I can't even deal with writing, which I was enjoying there for a while. Everything I write seems emotionally shallow and full of cliches. Posted something last night and then took it down the next morning because I was paranoid that it sucked too much. Pathetic. And I find myself agonizing over whether I'll get any feedback or not, and if I don't then I'm completely disappointed and basically just too emotionally dependent on whether people bother to tell me if they liked a stupid 600-word story. It's so pathetic. It doesn't help that I finally broke down over the holiday and cracked open the second book of the Lymond Chronicles that has been tempting me since the beginning of the semester. FUCK, Dorothy Dunnett is an amazing writer!! Just reading one chapter of hers makes me ashamed to even consider picking up the proverbial pen ever again. Behold the brilliance:
"It was one of those occasions when Lymond asleep wrecked the peace of mind of more people than Lymond awake."
and
"It was difficult not to like him, and few tried."
Sigh. Such command of her universe!! Such clarity of thought and image! Such concise delivery! I am in paroxysms of delight and envy. It has finally become clear to me that my imagination is limited to the hackneyed plots I grew up with on television, and that my emotional perception is severely hampered by the fact that I'm a bitter, misanthropic old crone. Even in the GW fandom there are so many writers that just wipe the floor with me, it makes me sick. Especially when I am already feeling morose and incompetent.
On the upside - at least I took a few pictures in Washington that I liked. Would have been better with an SLR, but still, a couple were decent. And Newcastle was on sale at the grocery store. Woohoo. They recently jacked the price up to $9.fucking49! Jesus Christ on a stick! What's in this stuff? Titanium? Putting it on sale is the only way they are going to move any stock in this town. No one here is going to pay 9.50 for a sixpack! Hell, I can go to MH's during happy hour and get four pints for practically the same price. Huh, rant much? And about beer. The road to alcoholism is a subtle one, my dear.

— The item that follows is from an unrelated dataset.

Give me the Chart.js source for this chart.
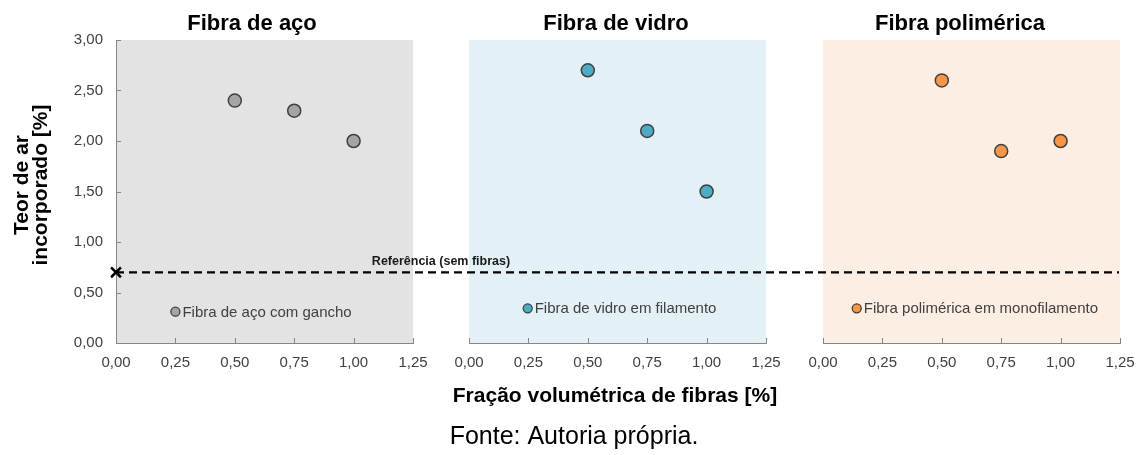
<!DOCTYPE html>
<html>
<head>
<meta charset="utf-8">
<script src="https://cdn.jsdelivr.net/npm/chart.js@4.4.1/dist/chart.umd.min.js"></script>
<style>
  html, body { margin: 0; padding: 0; background: #ffffff; }
  #wrap { position: relative; width: 1141px; height: 455px; overflow: hidden; background: #ffffff; }
  #wrap canvas { position: absolute; left: 0; top: 0; }
</style>
</head>
<body>
<div id="wrap">
  <canvas id="c3" width="1200" height="455" style="z-index:1"></canvas>
  <canvas id="c2" width="1200" height="455" style="z-index:2"></canvas>
  <canvas id="c1" width="1200" height="455" style="z-index:3"></canvas>
</div>
<script>
// ---------------- DATA ----------------
const panelTitles = ['Fibra de aço', 'Fibra de vidro', 'Fibra polimérica'];
const seriesNames = ['Fibra de aço com gancho', 'Fibra de vidro em filamento', 'Fibra polimérica em monofilamento'];
const fiberFractions = [0.50, 0.75, 1.00];
const steelAir = [2.40, 2.30, 2.00];
const glassAir = [2.70, 2.10, 1.50];
const polymerAir = [2.60, 1.90, 2.00];
const referenceFraction = 0.00;
const referenceAir = 0.70;
const referenceLabel = 'Referência (sem fibras)';
const xAxisTitle = 'Fração volumétrica de fibras [%]';
const yAxisTitle = ['Teor de ar', 'incorporado [%]'];
const sourceNote = 'Fonte: Autoria própria.';
const xRange = [0, 1.25];
const xStep = 0.25;
const yRange = [0, 3];
const yStep = 0.5;

// ---------------- LAYOUT / STYLE ----------------
const CW = 1200, H = 455;   // canvas size (page clips at 1141)
const plotTop = 40, plotBottom = 343;
const xAxisH = 40, yAxisW = 60;
const FONT = '"Liberation Sans", Arial, sans-serif';
const tickColor = '#404040';
const axisColor = '#868686';
const panels = [
  { values: steelAir,   left: 116, right: 413, bg: '#e3e3e3', fill: '#a5a5a5', titleX: 252, legendAt: { x: 0.25,  y: 0.31 } },
  { values: glassAir,   left: 469, right: 766, bg: '#e3f1f6', fill: '#4bacc6', titleX: 616, legendAt: { x: 0.247, y: 0.343 } },
  { values: polymerAir, left: 823, right: 1120, bg: '#fdeee3', fill: '#f79646', titleX: 960, legendAt: { x: 0.142, y: 0.343 } }
];
const lineEndX = 1119;
const refLabelCenterX = 441;

const fmt = v => Number(v).toFixed(2).replace('.', ',');

function makePlugin(i) {
  const p = panels[i];
  return {
    id: 'panelDeco' + i,
    beforeDraw(chart) {
      const { ctx, chartArea: a } = chart;
      ctx.save();
      ctx.fillStyle = p.bg;
      ctx.fillRect(a.left, a.top, a.right - a.left, a.bottom - a.top);
      ctx.restore();
    },
    beforeDatasetsDraw(chart) {
      if (i !== 0) return;
      const { ctx, scales } = chart;
      const y = scales.y.getPixelForValue(referenceAir);
      const x0 = scales.x.getPixelForValue(referenceFraction);
      ctx.save();
      ctx.strokeStyle = '#000000';
      ctx.lineWidth = 2.3;
      ctx.setLineDash([8, 5]);
      ctx.beginPath();
      ctx.moveTo(x0, y);
      ctx.lineTo(lineEndX, y);
      ctx.stroke();
      ctx.restore();
    },
    afterDraw(chart) {
      const { ctx, scales, chartArea: a } = chart;
      ctx.save();
      // inner tick marks
      ctx.strokeStyle = axisColor;
      ctx.lineWidth = 1;
      ctx.beginPath();
      scales.x.ticks.forEach(t => {
        const x = Math.round(scales.x.getPixelForValue(t.value)) + 0.5;
        ctx.moveTo(x, a.bottom);
        ctx.lineTo(x, a.bottom - 5);
      });
      if (i === 0) {
        scales.y.ticks.forEach(t => {
          const y = Math.round(scales.y.getPixelForValue(t.value)) + 0.5;
          ctx.moveTo(a.left, y);
          ctx.lineTo(a.left + 5, y);
        });
      }
      ctx.stroke();

      // panel title
      ctx.fillStyle = '#000000';
      ctx.font = 'bold 22px ' + FONT;
      ctx.textAlign = 'center';
      ctx.textBaseline = 'alphabetic';
      ctx.fillText(panelTitles[i], p.titleX, 30);

      // legend label text
      const lx = scales.x.getPixelForValue(p.legendAt.x);
      const ly = scales.y.getPixelForValue(p.legendAt.y);
      ctx.fillStyle = tickColor;
      ctx.font = '15px ' + FONT;
      ctx.textAlign = 'left';
      ctx.textBaseline = 'middle';
      ctx.fillText(seriesNames[i], lx + 7, ly + 1);

      if (i === 0) {
        // reference label
        const ry = scales.y.getPixelForValue(referenceAir);
        ctx.fillStyle = '#1a1a1a';
        ctx.font = 'bold 12.5px ' + FONT;
        ctx.textAlign = 'center';
        ctx.textBaseline = 'alphabetic';
        ctx.fillText(referenceLabel, refLabelCenterX, ry - 7);

        // y axis title
        ctx.fillStyle = '#000000';
        ctx.font = 'bold 21px ' + FONT;
        const cy = 185;
        [28, 47].forEach((bx, k) => {
          ctx.save();
          ctx.translate(bx, cy);
          ctx.rotate(-Math.PI / 2);
          ctx.textAlign = 'center';
          ctx.textBaseline = 'alphabetic';
          ctx.fillText(yAxisTitle[k], 0, 0);
          ctx.restore();
        });

        // x axis title
        ctx.textAlign = 'center';
        ctx.fillText(xAxisTitle, 615, 402);

        // source note
        ctx.font = '25px ' + FONT;
        ctx.fillStyle = '#000000';
        ctx.fillText(sourceNote, 574, 444);
      }
      ctx.restore();
    }
  };
}

function makeChart(i) {
  const p = panels[i];
  const datasets = [
    {
      label: seriesNames[i],
      data: fiberFractions.map((x, j) => ({ x: x, y: p.values[j] })),
      pointRadius: 6.5,
      pointHoverRadius: 6.5,
      pointBorderWidth: 1.5,
      pointBackgroundColor: p.fill,
      pointBorderColor: '#404040',
      showLine: false
    },
    {
      label: seriesNames[i] + ' (legenda)',
      data: [{ x: p.legendAt.x, y: p.legendAt.y }],
      pointRadius: 4.5,
      pointBorderWidth: 1.3,
      pointBackgroundColor: p.fill,
      pointBorderColor: '#404040',
      showLine: false
    }
  ];
  if (i === 0) {
    datasets.push({
      label: referenceLabel,
      data: [{ x: referenceFraction, y: referenceAir }],
      pointStyle: 'crossRot',
      pointRadius: 7,
      pointBorderWidth: 2.5,
      pointBorderColor: '#000000',
      pointBackgroundColor: '#000000',
      showLine: false,
      clip: false
    });
  }
  const yScale = {
    type: 'linear',
    display: i === 0,
    min: yRange[0], max: yRange[1],
    grid: { display: false, drawTicks: false },
    border: { display: true, color: axisColor, width: 1 },
    ticks: {
      stepSize: yStep, padding: 13, color: tickColor,
      font: { family: FONT, size: 15 },
      callback: v => fmt(v)
    }
  };
  if (i === 0) yScale.afterFit = s => { s.width = yAxisW; };
  return new Chart(document.getElementById('c' + (i + 1)), {
    type: 'scatter',
    data: { datasets },
    options: {
      responsive: false,
      animation: false,
      devicePixelRatio: 1,
      layout: {
        padding: {
          left: i === 0 ? p.left - yAxisW : p.left,
          right: CW - p.right,
          top: plotTop,
          bottom: H - plotBottom - xAxisH
        }
      },
      plugins: { legend: { display: false }, tooltip: { enabled: false }, title: { display: false } },
      scales: {
        x: {
          type: 'linear',
          min: xRange[0], max: xRange[1],
          afterFit(s) { s.height = xAxisH; },
          grid: { display: false, drawTicks: false },
          border: { display: true, color: axisColor, width: 1 },
          ticks: {
            stepSize: xStep, padding: 11, color: tickColor,
            font: { family: FONT, size: 15 },
            maxRotation: 0, autoSkip: false,
            callback: v => fmt(v)
          }
        },
        y: yScale
      }
    },
    plugins: [makePlugin(i)]
  });
}

[0, 1, 2].forEach(makeChart);
</script>
</body>
</html>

So I guess I'll post my yanked story here, because I still like the last line, even if the rest of it is seriously flawed. And this is the only repository I have for all my fics. Except for one or two I posted on Pervy_Werewolf way back when. One was pretty nasty, as I recall. Maybe I should try that again. I keep coming up with silly comedy vignettes when I really want pain, blood, angst and misery - with an eventual happy ending, of course. Sigh. I'm really whining alot tonight. But then, that's kinda what this journal is for - no one really reads it but me, so I could just write shit down in a book, but somehow I can't bring myself to do that, but *this* I can do. Weird. Maybe it's the pitiable hope that someone will read it and sympathize. My friend Matt thinks it's completely pathetic that people do that, and I agree that it's totally egotistical (and probably somehow passive-aggressive), but I'm nothing if not shallow and self-obsessed, so I guess it's perfect for me. : P
Damn, life is a crappy place. And without any further ado (and with one brief rewrite)....
Title: Everything Nice
Author: Lukoni
Characters/Pairing: Quatre/Trowa, mention of Heero/Duo
Word Count: 668
Summary: Quatre’s sick of being the cute one.
Rating: R
Warnings: Fluff, smooching, mild suggestions of bdsm, garnish abuse.

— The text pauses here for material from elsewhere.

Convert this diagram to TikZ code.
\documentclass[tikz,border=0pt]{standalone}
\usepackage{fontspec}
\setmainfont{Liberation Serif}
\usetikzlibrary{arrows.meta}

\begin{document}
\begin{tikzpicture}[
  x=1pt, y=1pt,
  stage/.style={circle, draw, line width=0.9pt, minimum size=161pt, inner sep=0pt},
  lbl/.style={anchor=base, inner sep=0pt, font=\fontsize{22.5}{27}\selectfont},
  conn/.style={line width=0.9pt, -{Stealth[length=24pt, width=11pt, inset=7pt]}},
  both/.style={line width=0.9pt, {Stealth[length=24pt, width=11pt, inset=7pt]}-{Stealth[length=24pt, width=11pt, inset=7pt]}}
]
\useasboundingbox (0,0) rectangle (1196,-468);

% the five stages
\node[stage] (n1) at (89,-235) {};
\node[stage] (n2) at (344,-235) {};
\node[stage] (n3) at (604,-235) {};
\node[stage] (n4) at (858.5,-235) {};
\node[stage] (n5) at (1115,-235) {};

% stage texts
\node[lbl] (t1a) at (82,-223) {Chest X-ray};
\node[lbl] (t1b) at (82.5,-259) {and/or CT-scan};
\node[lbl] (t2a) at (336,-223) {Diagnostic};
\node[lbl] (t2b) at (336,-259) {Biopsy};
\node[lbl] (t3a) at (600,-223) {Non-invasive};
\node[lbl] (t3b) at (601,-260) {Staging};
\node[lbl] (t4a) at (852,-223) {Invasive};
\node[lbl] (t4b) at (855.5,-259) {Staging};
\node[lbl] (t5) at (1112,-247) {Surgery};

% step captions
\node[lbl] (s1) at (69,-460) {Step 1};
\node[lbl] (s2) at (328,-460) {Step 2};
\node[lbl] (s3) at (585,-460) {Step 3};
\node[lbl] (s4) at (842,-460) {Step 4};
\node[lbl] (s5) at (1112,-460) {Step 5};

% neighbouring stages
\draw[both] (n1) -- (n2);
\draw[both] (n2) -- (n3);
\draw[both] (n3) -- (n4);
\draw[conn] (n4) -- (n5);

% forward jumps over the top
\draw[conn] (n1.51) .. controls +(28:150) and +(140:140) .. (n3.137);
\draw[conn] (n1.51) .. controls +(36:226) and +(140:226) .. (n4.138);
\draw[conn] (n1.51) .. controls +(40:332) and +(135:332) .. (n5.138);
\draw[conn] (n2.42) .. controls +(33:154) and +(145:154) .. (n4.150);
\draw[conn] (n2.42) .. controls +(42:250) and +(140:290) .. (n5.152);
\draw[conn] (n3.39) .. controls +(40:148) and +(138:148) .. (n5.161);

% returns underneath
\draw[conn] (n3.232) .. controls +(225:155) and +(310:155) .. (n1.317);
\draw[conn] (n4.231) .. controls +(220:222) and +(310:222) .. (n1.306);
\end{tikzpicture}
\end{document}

Notes: As mentioned above, written for GW500 challenge #149: Sugar, but pulled for general suckiness.
Everything Nice
Quatre returned from the bar with a scowl. “Another sugar,” he muttered, slowly placing his carefully balanced handful of drinks down on the table and flopping down into the seat next to the braided man.
“What?” asked Duo, thinking he’d mis-heard his friend over the loud music.

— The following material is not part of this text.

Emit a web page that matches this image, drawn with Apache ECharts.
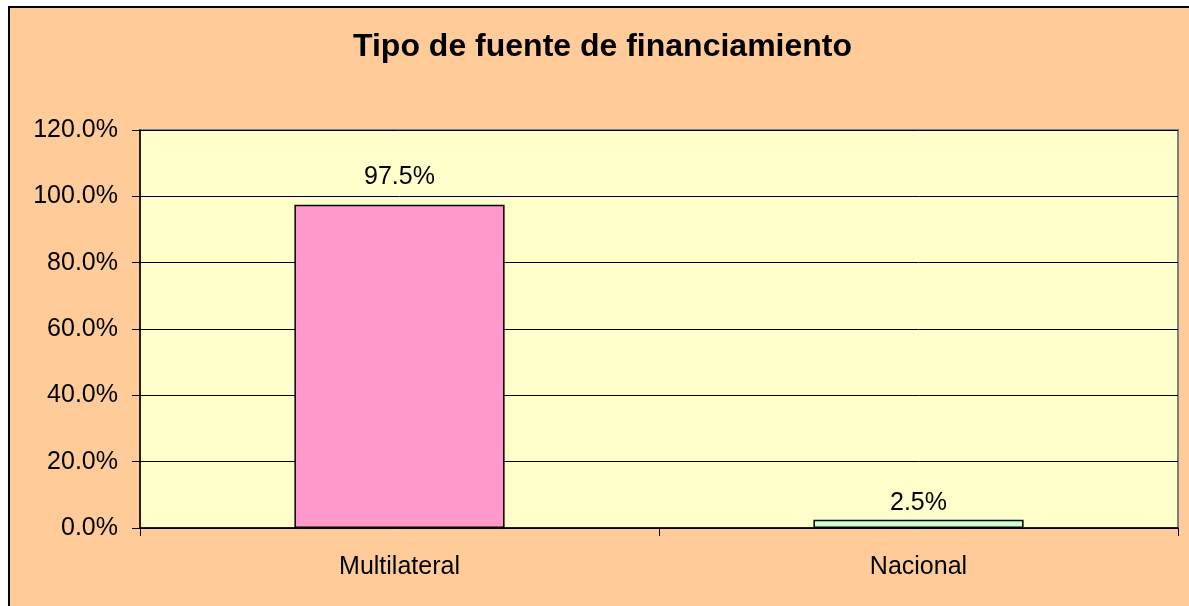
<!DOCTYPE html>
<html><head><meta charset="utf-8">
<script src="https://cdn.jsdelivr.net/npm/echarts@6/dist/echarts.min.js"></script>
<style>html,body{margin:0;padding:0;background:#fff;overflow:hidden}#c{width:1189px;height:606px}</style>
</head><body><div id="c"></div>
<script>
const categories = ['Multilateral', 'Nacional'];
const values = [97.5, 2.5];
const barColors = ['#FF99CC', '#CCFFCC'];
const labelGaps = [15, 4];
const yTicks = [0, 20, 40, 60, 80, 100, 120];

const chart = echarts.init(document.getElementById('c'));
const font = 'Liberation Sans, Arial, sans-serif';
chart.setOption({
  backgroundColor: '#ffffff',
  animation: false,
  graphic: [{
    type: 'rect', z: -10, silent: true,
    shape: { x: 9, y: 7, width: 1200, height: 620 },
    style: { fill: '#FFCC99', stroke: '#000', lineWidth: 2 }
  }],
  title: {
    text: 'Tipo de fuente de financiamiento',
    left: 348, top: 26,
    textStyle: { fontFamily: font, fontSize: 32, fontWeight: 'bold', color: '#000' }
  },
  grid: {
    left: 140, top: 130, width: 1038, height: 398,
    show: true, backgroundColor: '#FFFFCC', borderColor: '#808080', borderWidth: 2
  },
  xAxis: {
    type: 'category', data: categories,
    axisLine: { lineStyle: { color: '#000', width: 1.5 } },
    axisTick: { show: true, length: 8, lineStyle: { color: '#000' } },
    axisLabel: { color: '#000', fontFamily: font, fontSize: 25, margin: 27 }
  },
  yAxis: {
    type: 'value', min: yTicks[0], max: yTicks[yTicks.length - 1], interval: 20,
    axisLine: { show: true, lineStyle: { color: '#000', width: 1.5 } },
    axisTick: { show: true, length: 8, lineStyle: { color: '#000' } },
    splitLine: { lineStyle: { color: '#000', width: 1 } },
    axisLabel: { color: '#000', fontFamily: font, fontSize: 25, margin: 22,
      formatter: v => v.toFixed(1) + '%' }
  },
  series: [{
    type: 'bar',
    barCategoryGap: '59.5%',
    data: values.map((v, i) => ({
      value: v,
      itemStyle: { color: barColors[i], borderColor: '#000', borderWidth: 1.5 },
      label: { distance: labelGaps[i] }
    })),
    label: {
      show: true, position: 'top', color: '#000', fontFamily: font, fontSize: 25,
      formatter: p => p.value.toFixed(1) + '%'
    }
  }]
});
</script></body></html>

“Sugar,” sneered the blond executive, taking a sip from his alcohol-free juice concoction. “Another hit,” he glared briefly at a tall man in cowboy boots and checked shirt. “It’s always sugar, sweetie, baby, darling. Why do they always hit on me like I’m a girl??”
Duo, finally understanding the problem, was about to respond concerning his friend’s choice of beverage, when Quatre cut him off. “I’m just as tall as Trowa now. I’ve got broad shoulders. I’m manly.”
Duo snorted. “Yes, Quatre, you’re very manly.”
“Oh piss off! Trowa gets Hot Stuff, and Killer and Babe...”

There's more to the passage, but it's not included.